Cryptocurrency also makes it easier to diversify across payment platforms and demand payments in several smaller amounts paid out to different digital wallets, which again all goes back to making it hard for law enforcement to trace. They can also diversify in terms of the coins and platforms they’re using. The case of the Colonial Pipeline ransomware attack, in which the federal government was able to retrieve $5 million of the payment the company made to their attackers, is a definite exception to the rule – this was a highly unusual and rare incident.
Bad actors are also undoubtedly able to leverage fear, uncertainty and doubt when it comes to cryptocurrency, too. It’s such a comparatively new technology that many people still don’t fully understand it.

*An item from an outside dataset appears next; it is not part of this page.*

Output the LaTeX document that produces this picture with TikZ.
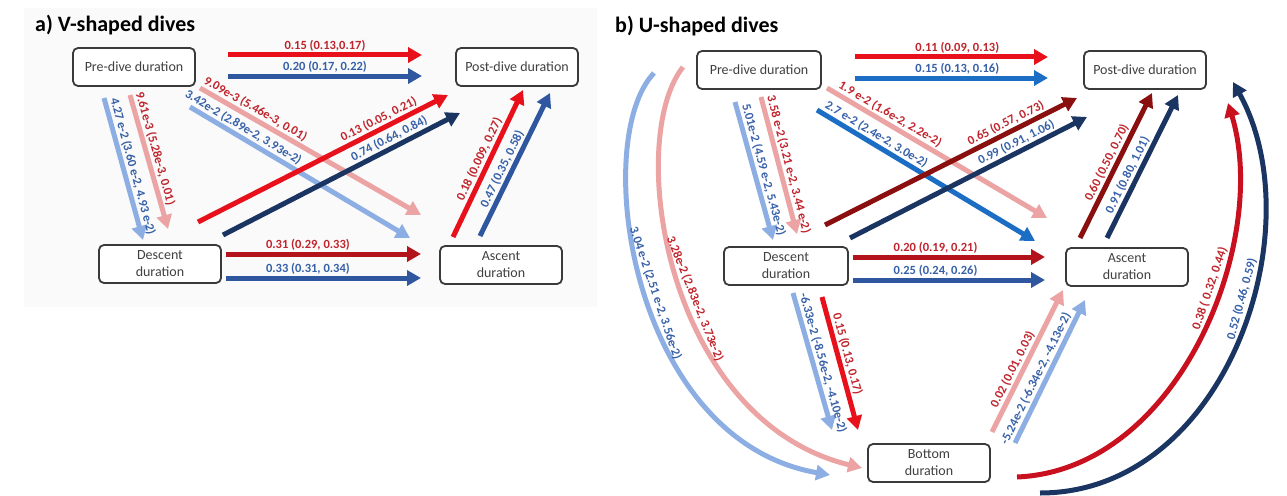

More options, more bad actors
Another big trend within this parallel rise is the growth in variety. Back when bad actors relied on wire transfers and left lengthy paper trails behind, there weren’t as many of them. There were just a handful of ransomware operators and just a few “flavors” of ransomware. These days, there are more varieties of ransomware and far more criminal operators, especially when it comes to affiliate programs. Even novice attackers can be successful today by buying Ransomware-as-a-Service (RaaS) and other kit-like tools, which have lowered the bar to entry. At the same time, there’s been a shift toward “VIP” programs or the use of hand-selected partners to commit these major, seven-figure attacks. While it used to be there were hundreds or thousands of affiliates to partner with, now bad actors are being a little pickier for their large targets and ransom demands.
Concurrently, there are new cryptocurrencies being added to the marketplace regularly. While Bitcoin, Dogecoin and Ethereum are probably the three we hear of most often, they’re far from the only options in an increasingly crowded space. As of May 2021, there were more than 10,000 different cryptocurrencies available. That’s a whole lot of options for bad actors looking to fly under the radar when collecting ransom payments.
Putting the brakes on crypto-tied ransomware plots
The cryptocurrency market has certainly seen its ups and downs in the past year, but it doesn’t show any sign of slowing down completely. And the rise of NFTs (non-fungible tokens) goes along with this. Likewise, ransomware shows no signs of stopping. Whether it’s Kaseya, JBS, Colonial Pipeline or the hundreds of incidents that don’t make international headlines each year, ransomware is huge business – and it’s increasingly organized.
How can organizations fight ransomware? The best solution is always prevention. Here are three tactics toward that goal:
Cyber hygiene must be part of board-level conversations, as should training and risk management. Attackers often target high-value assets at organizations, as they have greater access to the network. Those in leadership must be trained to spot malicious tactics and ensure all other employees are trained, too.
Ransomware mitigation strategies must be put in place. These include zero-trust access (ZTA), regular data back-ups to an offsite location, data encryption and immediate patching of vulnerabilities.
Collaboration must be prioritized. More data ensures more effective responses, so share with all internal and external stakeholders, including law enforcement. Sharing intelligence with law enforcement and other global security organizations is the only way to effectively take down cybercrime groups.
Ransomware is everywhere, it seems, in parallel with the growth of cryptocurrency. This isn’t a complete coincidence; bad actors have quickly figured out that cryptocurrency is an ideal vehicle for quickly receiving almost-untraceable ransoms. As usual, they are weaponizing technology that was meant to make things more convenient for people. Yet time-honored security wisdom, coupled with modern tools and international cooperation, can help bring down the cybercrime ecosystem. Use the tactics noted above to ransomware-proof your organization and help others catch their attackers.